Боясь возвышения России, а еще пуще объединения славянских государств, Бисмарк постарался украсть победу. На Берлинском конгрессе Сан-Стефанский договор был подменен Берлинским трактатом. Болгария делилась на две части, и южная передавалась Турции с правами на некоторую автономию. Босния и Герцеговина отдавались Австро-Венгрии, Македония, которая была отдана Болгарии, возвращалась султану.
И глядя, как играют судьбами народов, художники не могли не задуматься над родной историей.
Нельзя забывать и о симптомах возраста. Все они отведали из чаши успеха и все достигли тридцати лет. Им казалось, что пора говорить о главном, о вечном, о высоком. В Академии вечными, высокими, главными считались исторические темы, и сколько бы ни ниспровергали ее ученики или недоучки авторитет ее профессоров, ее программы, ее методу, она в них сидела. В бытописании отличились, слово о нынешнем дне сказали, – время думать о судьбах народа, народов, о бренности и бессмертии.
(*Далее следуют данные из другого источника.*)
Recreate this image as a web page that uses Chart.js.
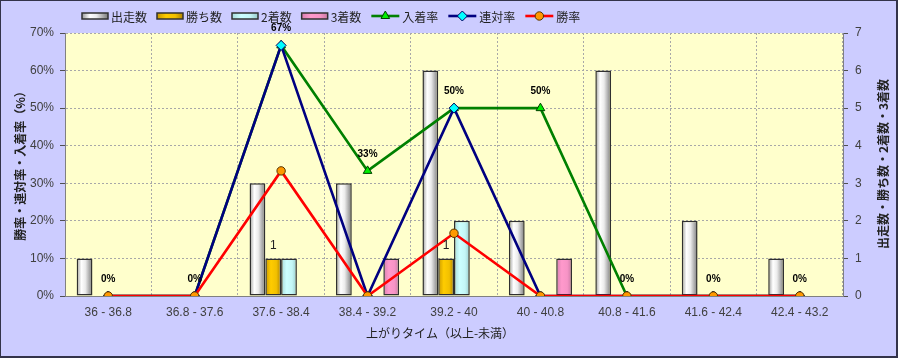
<!DOCTYPE html>
<html>
<head>
<meta charset="utf-8">
<script src="https://cdn.jsdelivr.net/npm/chart.js@4/dist/chart.umd.min.js"></script>
<style>
html,body{margin:0;padding:0;background:#ccccff;}
canvas{display:block;}
</style>
</head>
<body>
<canvas id="c" width="898" height="358"></canvas>
<script>
// ---- data ----
const categories = ['36 - 36.8','36.8 - 37.6','37.6 - 38.4','38.4 - 39.2','39.2 - 40','40 - 40.8','40.8 - 41.6','41.6 - 42.4','42.4 - 43.2'];
const runners  = [1, 0, 3, 3, 6, 2, 6, 2, 1];   // 出走数
const wins     = [0, 0, 1, 0, 1, 0, 0, 0, 0];   // 勝ち数
const seconds  = [0, 0, 1, 0, 2, 0, 0, 0, 0];   // 2着数
const thirds   = [0, 0, 0, 1, 0, 1, 0, 0, 0];   // 3着数
const placeRate    = [0, 0, 66.7, 33.3, 50, 50, 0, 0, 0]; // 入着率
const quinellaRate = [0, 0, 66.7, 0, 50, 0, 0, 0, 0];     // 連対率
const winRate      = [0, 0, 33.3, 0, 16.7, 0, 0, 0, 0];   // 勝率
const seriesNames = ['出走数','勝ち数','2着数','3着数','入着率','連対率','勝率'];
const rateAxis  = {min: 0, max: 70, step: 10};
const countAxis = {min: 0, max: 7, step: 1};
const titles = {x: '上がりタイム（以上-未満）', left: '勝率・連対率・入着率（%）', right: '出走数・勝ち数・2着数・3着数'};

// ---- styles ----
const barGrad = [
  [[0,'#9a9a9a'],[0.3,'#ffffff'],[0.55,'#ececec'],[1,'#7a7a7a']],
  [[0,'#c89800'],[0.35,'#ffcc00'],[0.7,'#f2c000'],[1,'#b08400']],
  [[0,'#a8dada'],[0.35,'#ccffff'],[0.7,'#c4f6f6'],[1,'#98caca']],
  [[0,'#d880b0'],[0.35,'#ff99cc'],[0.7,'#f794c6'],[1,'#c87aa4']]
];
const lineStyles = [
  {color:'#008000', fill:'#00ee00', border:'#004000', style:'triangle', r:5},
  {color:'#000080', fill:'#00ffff', border:'#000060', style:'rectRot', r:5},
  {color:'#ff0000', fill:'#ff9900', border:'#553300', style:'circle', r:4.2}
];

function barDs(i, data){
  return {type:'bar', label: seriesNames[i], data: data, yAxisID:'yCount', order: 3,
    gradStops: barGrad[i], backgroundColor: barGrad[i][1][1], borderColor:'#303030', borderWidth:1.5,
    borderSkipped:false, categoryPercentage:0.73, barPercentage:1.0};
}
function lineDs(i, data, order){
  const s = lineStyles[i];
  return {type:'line', label: seriesNames[4+i], data: data, yAxisID:'yRate', order: order,
    borderColor: s.color, borderWidth: 2.6, pointStyle: s.style, pointRadius: s.r,
    pointBackgroundColor: s.fill, pointBorderColor: s.border, pointBorderWidth: 1,
    tension: 0, fill: false, lineStyleRef: s};
}

const bgPlugin = {
  id: 'bg',
  beforeDraw(chart){
    const {ctx, chartArea: a} = chart;
    ctx.save();
    ctx.fillStyle = '#ccccff';
    ctx.fillRect(0, 0, chart.width, chart.height);
    ctx.fillStyle = '#ffffcc';
    ctx.fillRect(a.left, a.top, a.right - a.left, a.bottom - a.top);
    ctx.restore();
  }
};

const gradPlugin = {
  id: 'grad',
  beforeDatasetsDraw(chart){
    const ctx = chart.ctx;
    chart.data.datasets.forEach((ds, i) => {
      if (!ds.gradStops) return;
      chart.getDatasetMeta(i).data.forEach(el => {
        const g = ctx.createLinearGradient(el.x - el.width/2, 0, el.x + el.width/2, 0);
        ds.gradStops.forEach(s => g.addColorStop(s[0], s[1]));
        el.options = Object.assign({}, el.options, {backgroundColor: g});
      });
    });
  }
};

const labelPlugin = {
  id: 'labels',
  afterDatasetsDraw(chart){
    const ctx = chart.ctx;
    ctx.save();
    ctx.textAlign = 'center';
    ctx.textBaseline = 'middle';
    // 入着率 labels
    const pMeta = chart.getDatasetMeta(4);
    ctx.font = 'bold 10px "Liberation Sans", Arial, sans-serif';
    ctx.fillStyle = '#000';
    pMeta.data.forEach((el, k) => {
      ctx.fillText(Math.round(placeRate[k]) + '%', el.x, el.y - 17);
    });
    // 勝ち数 labels
    const wMeta = chart.getDatasetMeta(1);
    ctx.font = '12px "Liberation Sans", Arial, sans-serif';
    ctx.fillStyle = '#222';
    wMeta.data.forEach((el, k) => {
      if (wins[k] > 0) ctx.fillText(String(wins[k]), el.x, el.y - 13);
    });
    ctx.restore();
  }
};

function drawMarker(ctx, style, x, y, r, fill, border){
  ctx.beginPath();
  if (style === 'circle') {
    ctx.arc(x, y, r, 0, Math.PI*2);
  } else if (style === 'triangle') {
    ctx.moveTo(x, y - r);
    ctx.lineTo(x + r*0.866, y + r*0.5);
    ctx.lineTo(x - r*0.866, y + r*0.5);
    ctx.closePath();
  } else {
    ctx.moveTo(x, y - r); ctx.lineTo(x + r, y); ctx.lineTo(x, y + r); ctx.lineTo(x - r, y); ctx.closePath();
  }
  ctx.fillStyle = fill; ctx.fill();
  ctx.lineWidth = 1; ctx.strokeStyle = border; ctx.stroke();
}

const decorPlugin = {
  id: 'decor',
  afterDraw(chart){
    const ctx = chart.ctx;
    ctx.save();
    // legend
    ctx.font = '12px "Noto Sans CJK JP", sans-serif';
    ctx.textBaseline = 'middle';
    ctx.textAlign = 'left';
    let x = 82; const ly = 16;
    chart.data.datasets.forEach((ds, i) => {
      if (ds.type === 'bar') {
        const g = ctx.createLinearGradient(0, ly - 3, 0, ly + 3);
        const stops = ds.gradStops;
        g.addColorStop(0, stops[0][1]); g.addColorStop(0.4, stops[1][1]); g.addColorStop(1, stops[3][1]);
        const g2 = ctx.createLinearGradient(x, 0, x + 26, 0);
        stops.forEach(s => g2.addColorStop(s[0], s[1]));
        ctx.fillStyle = g2;
        ctx.fillRect(x, ly - 3, 26, 6);
        ctx.lineWidth = 1.5; ctx.strokeStyle = '#303030';
        ctx.strokeRect(x, ly - 3, 26, 6);
        x += 29;
      } else {
        const s = ds.lineStyleRef;
        ctx.beginPath(); ctx.moveTo(x, ly); ctx.lineTo(x + 28, ly);
        ctx.lineWidth = 2.6; ctx.strokeStyle = s.color; ctx.stroke();
        drawMarker(ctx, s.style, x + 14, ly, s.r, s.fill, s.border);
        x += 31;
      }
      ctx.fillStyle = '#222';
      ctx.fillText(ds.label, x, ly + 1);
      x += ctx.measureText(ds.label).width + 10;
    });
    // axis titles
    ctx.fillStyle = '#222';
    ctx.textAlign = 'center';
    ctx.font = '12px "Noto Sans CJK JP", sans-serif';
    ctx.fillText(titles.x, 440, 333);
    ctx.font = 'bold 12px "Noto Sans CJK JP", sans-serif';
    ctx.save(); ctx.translate(20, 163); ctx.rotate(-Math.PI/2); ctx.fillText(titles.left, 0, 0); ctx.restore();
    ctx.save(); ctx.translate(883, 164); ctx.rotate(-Math.PI/2); ctx.fillText(titles.right, 0, 0); ctx.restore();
    // frame
    ctx.fillStyle = '#33334a';
    ctx.fillRect(0, 0, chart.width, 1);
    ctx.fillRect(0, 0, 1, chart.height);
    ctx.fillRect(chart.width - 2, 0, 2, chart.height);
    ctx.fillRect(0, chart.height - 2, chart.width, 2);
    ctx.restore();
  }
};

const tickFont = {family: '"Liberation Sans", Arial, sans-serif', size: 12};

new Chart(document.getElementById('c'), {
  type: 'bar',
  data: {
    labels: categories,
    datasets: [
      barDs(0, runners), barDs(1, wins), barDs(2, seconds), barDs(3, thirds),
      lineDs(0, placeRate, 2), lineDs(1, quinellaRate, 1), lineDs(2, winRate, 0)
    ]
  },
  options: {
    responsive: false,
    animation: false,
    devicePixelRatio: 1,
    layout: {padding: {top: 33, left: 0, right: 0, bottom: 0}},
    plugins: {legend: {display: false}, tooltip: {enabled: false}, title: {display: false}},
    scales: {
      x: {
        offset: true,
        grid: {offset: true, color: '#a8a8a8', drawTicks: false, lineWidth: 1},
        border: {display: true, color: '#808080', width: 1, dash: [2, 2]},
        ticks: {font: tickFont, color: '#404040', padding: 9, maxRotation: 0, autoSkip: false},
        afterFit(s){ s.height = 62; }
      },
      yRate: {
        position: 'left', min: rateAxis.min, max: rateAxis.max,
        grid: {color: '#a8a8a8', drawTicks: true, tickLength: 5, tickColor: '#505050', lineWidth: 1},
        border: {display: true, color: '#808080', width: 1, dash: [2, 2]},
        ticks: {stepSize: rateAxis.step, font: tickFont, color: '#404040', padding: 6, callback: v => v + '%'},
        afterFit(s){ s.width = 65; }
      },
      yCount: {
        position: 'right', min: countAxis.min, max: countAxis.max,
        grid: {drawOnChartArea: false, drawTicks: true, tickLength: 5, tickColor: '#505050'},
        border: {display: true, color: '#808080', width: 1},
        ticks: {stepSize: countAxis.step, font: tickFont, color: '#404040', padding: 7},
        afterFit(s){ s.width = 55; }
      }
    }
  },
  plugins: [bgPlugin, gradPlugin, labelPlugin, decorPlugin]
});
</script>
</body>
</html>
Наконец, был Стасов, подъем общенационального сознания, возвращение к самим себе через голландский и немецкий, через французский, через презрительное неверие в свой народ. Да ведь и было отчего поглядеть на себя с уважением: был Пушкин, Гоголь, был Толстой, Достоевский. Был Глинка, Мусоргский, Чайковский. Была своя живопись и архитектура. Наконец-то разглядели красоту в теремах XVII века, в строгих контурах древних храмов, с удивлением взирали на крестьянские поделки. Былины свои записали, изумившись величию героев и через них, придуманных народом, и уразумели глубину и масштабы народной мысли, его мечтания, его предсказанную через этих же героев, свою судьбу.
И еще, что очень важно: художники, композиторы, писатели брались теперь за иные исторические сюжеты. Обаяние Петровской эпохи для нового искусства померкло. Петр – это насаждение иноземщины, насаждение палкой, каторгой, солдатчиной. В эпоху, когда ценность приобретали подлинно национальные черты, иные герои шли толпой па картины, на сцены, на страницы книг: царь Алексей Михайлович – тишайший, царь Иван Васильевич – грозный. Совсем не случайно Петр у Сурикова далеко в глубине картины, а впереди – пострадавшие от него. Недаром русские – в русском, а русский царь – в немецком, и приспешники его корявы и зелены, как черти.